そんなことを言いながら「お前はよく読み終わった瞬間に感想を書いているじゃないか」と言われてしまうかもしれませんが、その多くは既に用意してあるやつだからできるだけで、ワインの喩えでいうなら、読んだ本に応じた既に作って発酵の進んでいるワインを出しているに過ぎないと思っています。たまたま自分の人生の進み具合などに応じて作っているワインがその本の内容に合致して、同じものを見て取ったということを根拠にそのタイミングで表に出しているだけで、その本を読んだ結果、自分が受けた影響が実感を伴ってわかるようになるのは、もう少し人生が進んだ先かもしれません。
色んな本を読みつつ、そこに存在する「わかるまでのタイムラグ」によって、実は前に読んだ本によってわかったと思ったことの感想を、次の本を読んだときに似たものを感じて言っているのかもしれないと思います。新しい本を読んで、昔読んだ本の話を引き合いにだしてしまうということを僕がやってしまうことが多いのは、そういうことなのかなと思っています。
(関連:何を見てもデビルマンの話をするおじさんの話)
このように、全く新しいことが書かれた本の内容を、自分がどのように受け止めていいかは、しばらく経たないと分からなかったりします。なぜなら、その本を受け止め方を、読んだ時点では自分がまだ知らないからです。なので、新しいことの書かれた本を、「この本は面白い」と説明することは自分にとってはなかなか大変なことで、自分の考え方が、それによって変わりきったあたりで、ようやく口にできるものだと思います。
一方、その本がつまらないということを表明するのは簡単です。全く新しいつまらなさというものもあるかもしれませんが、ほとんどの場合、つまらなさは定型的なもの、つまり、すでに自分の中にある分類に当てはめていれば説明できてしまうからです。ただし、そのつまらなさは、面白さを「まだわからない」からこそ、そう認識しているだけなのかもしれません。
面白さを表明するときに、自分の中の定型的な面白い分類に合致するから面白いということもできますが、それは「わかっていること」に対しての話なので、「わかりかけていること」に適用することは難しいと思います。僕が「わかりかけていること」が「わかっていること」に変化する過程を追い求めて読書をしている以上、新しい面白さを感じたときには自分の中に新しい分類を作らなければなりません。それは相応の時間や、読んだ本について考えることが必要です。
読んだものの、自分の中でまだ上手く説明できないことを頭の中の「つまらない箱」に分類することは簡単で、手間を省いて、それをつまんなかったと言って終わりにしてもいいのかもしれません。しかし、自分がまだ面白さをわかる段階に進んでないだけなんじゃないか?ということを僕は常に念頭に置いています。なぜなら、今まで読んできた本の中に、最初読んだときはピンとこなかった本が、そののちわかったような気になってすごく大切な本に変化したという経験が沢山あるからです。

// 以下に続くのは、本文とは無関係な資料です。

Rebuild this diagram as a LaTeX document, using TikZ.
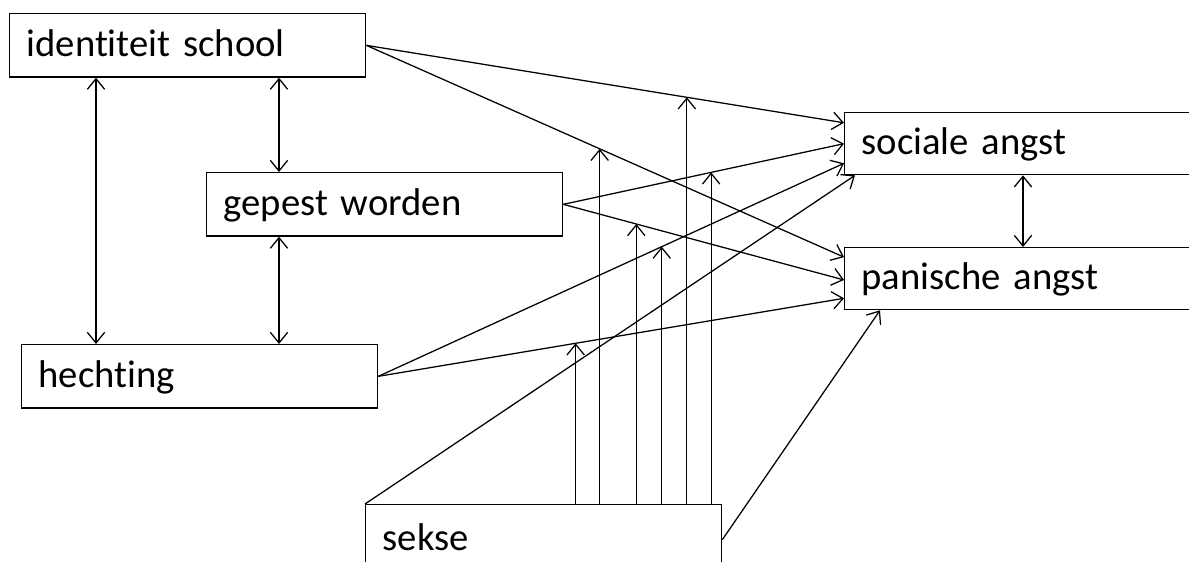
\documentclass[tikz,border=0pt]{standalone}
\usepackage{fontspec}
\setmainfont{Carlito}[Ligatures=NoCommon]
\usetikzlibrary{arrows.meta,calc,positioning}
\tikzset{
    raw box/.style={rectangle, draw, line width=1pt, inner xsep=12.75pt, align=left,
        font=\fontsize{29}{31}\selectfont, text height=20.3pt, text depth=3.8pt, anchor=north west},
    var box/.style={raw box, minimum width=267pt, text width=241.5pt, minimum height=47.5pt},
    angst box/.style={raw box, minimum width=300pt, text width=274.5pt, minimum height=46.5pt},
    sekse box/.style={var box, minimum height=52.5pt},
    effect/.style={->, draw},
    moderation/.style={->, draw},
    covariance/.style={<->, draw}
}
\begin{document}
\begin{tikzpicture}[x=0.75pt, y=-0.75pt, line width=0.95pt,
	>={Straight Barb[length=8pt,width=13pt]}]
		\useasboundingbox (0,0) rectangle (1189,561);
		\clip (0,0) rectangle (1189,561);
		\node[var box] (ident) at (9,13) {identiteit school};
		\node[var box] (gepest) at (206,172) {gepest worden};
		\node[var box] (hecht) at (21,344) {hechting};
		\node[angst box] (sociaal) at (844,112) {sociale angst};
		\node[angst box] (panisch) at (844,247) {panische angst};
		\node[sekse box] (sekse) at (365,504) {sekse};

		\coordinate (ih) at ($(ident.south west)+(87,0)$);
		\coordinate (ig) at ($(gepest.north west)+(73,0)$);
		\coordinate (sp) at ($(sociaal.south west)+(179,0)$);
		\draw[covariance] (ih) -- (ih |- hecht.north);
		\draw[covariance] (ident.south -| ig) -- (ig);
		\draw[covariance] (gepest.south -| ig) -- (hecht.north -| ig);
		\draw[covariance] (sp) -- (panisch.north -| sp);

		\draw[effect] (ident.east) -- coordinate[pos=0.671] (m1)
			($(sociaal.north west)!0.17!(sociaal.south west)$);
		\draw[effect] (ident.east) -- coordinate[pos=0.4885] (m2)
			($(panisch.north west)!0.16!(panisch.south west)$);
		\draw[effect] (gepest.east) -- coordinate[pos=0.5267] (m3)
			($(sociaal.north west)!0.5!(sociaal.south west)$);
		\draw[effect] (gepest.east) -- coordinate[pos=0.26] (m4)
			($(panisch.north west)!0.52!(panisch.south west)$);
		\draw[effect] (hecht.east) -- coordinate[pos=0.6086] (m5)
			($(sociaal.north west)!0.81!(sociaal.south west)$);
		\draw[effect] (hecht.east) -- coordinate[pos=0.4237] (m6)
			($(panisch.north west)!0.81!(panisch.south west)$);
		\draw[effect] (sekse.north west) -- ($(sociaal.south west)+(11,0)$);
		\draw[effect] (sekse.east) -- ($(panisch.south west)+(36,0)$);

		\foreach \m in {m1,m2,m3,m4,m5,m6}
			\draw[moderation] (\m |- sekse.north) -- (\m);
	\end{tikzpicture}
\end{document}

本を読んで「つまらない」と思っても「面白い」と思っても、それは読者の自由だと思いますが、頭の中に既にある「つまらない」と「面白い」の分類に、ヒヨコの雄雌鑑定みたいに放り込んでいくだけなら、いずれ飽きてしまうんじゃないかと思います。なぜなら、何度繰り返しても毎回変わらない同じ作業になってしまうからです。
読んだ本を放り込むための新しい箱を頭の中に作って広げていくためには、既にある定型的な処理を重ねるのではなく、自分自身が変わっていくことが必要不可欠なのではないかと思っています。そういうことを思いながら、今日も「わかる本」「わかりかけている本」「よくわからない本」を分け隔てなく読んでいます。